12. The mechanism as defined in claim 11, wherein said support means includes a support plate, and further comprising third and fourth shafts each having first and second ends, said third shaft being connected at its first end to said plate, said third gear being carried for rotation on said third shaft, and said fourth shaft being connected at its first end to said plate, said fourth gear being carried for rotation on said fourth shaft.

13. The mechanism as defined in claim 12, wherein said support means further includes a mounting block pivotally mounted to said brake shaft, said third and fourth shafts being connected at the respective second ends thereof to said mounting block.

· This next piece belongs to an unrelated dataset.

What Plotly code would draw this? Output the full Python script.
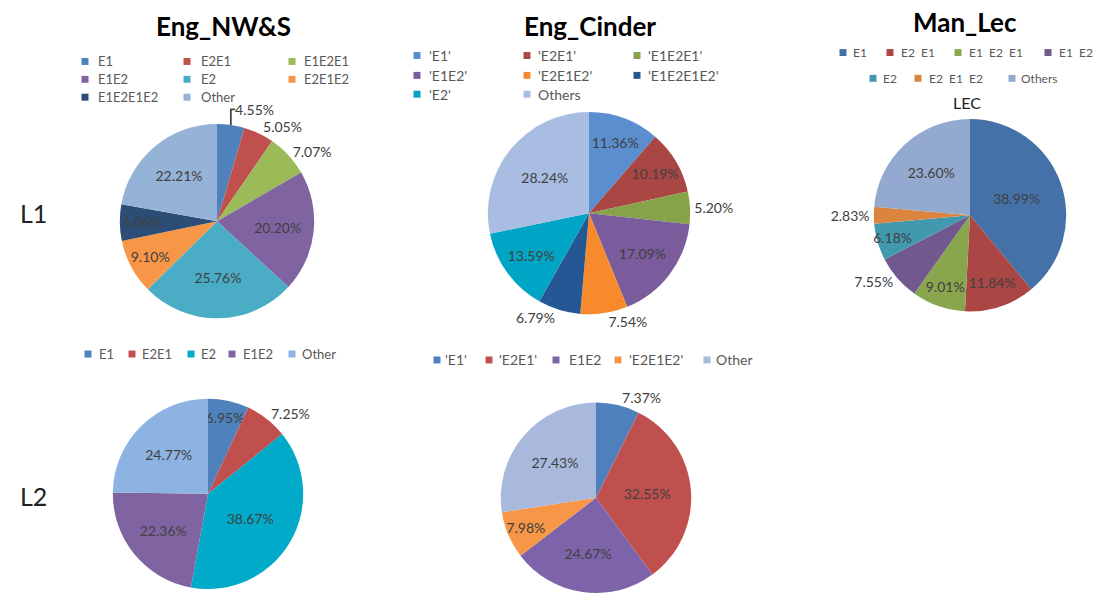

14. The mechanism as defined in claim 13, wherein said biasing means includes a spring connected between said mounting block and said frame so as to exert biasing force to pivot said block about said brake shaft.

15. The mechanism as defined in claim 14, further comprising stop means connected to said frame for contact with said mounting block to retain said support means in said normal position.

16. The mechanism as defined in claim 11, wherein said first, second, third and fourth gears are of equal diameter.

17. The mechanism as defined in claim 11, wherein said fourth gear extends not more than halfway into said path.

18. The mechanism as defined in claim 11, wherein said fourth gear extends into said arcuate path from the concave side thereof.

19. The mechanism as defined in claim 11, wherein said fourth gear extends into said arcuate path from the convex side thereof.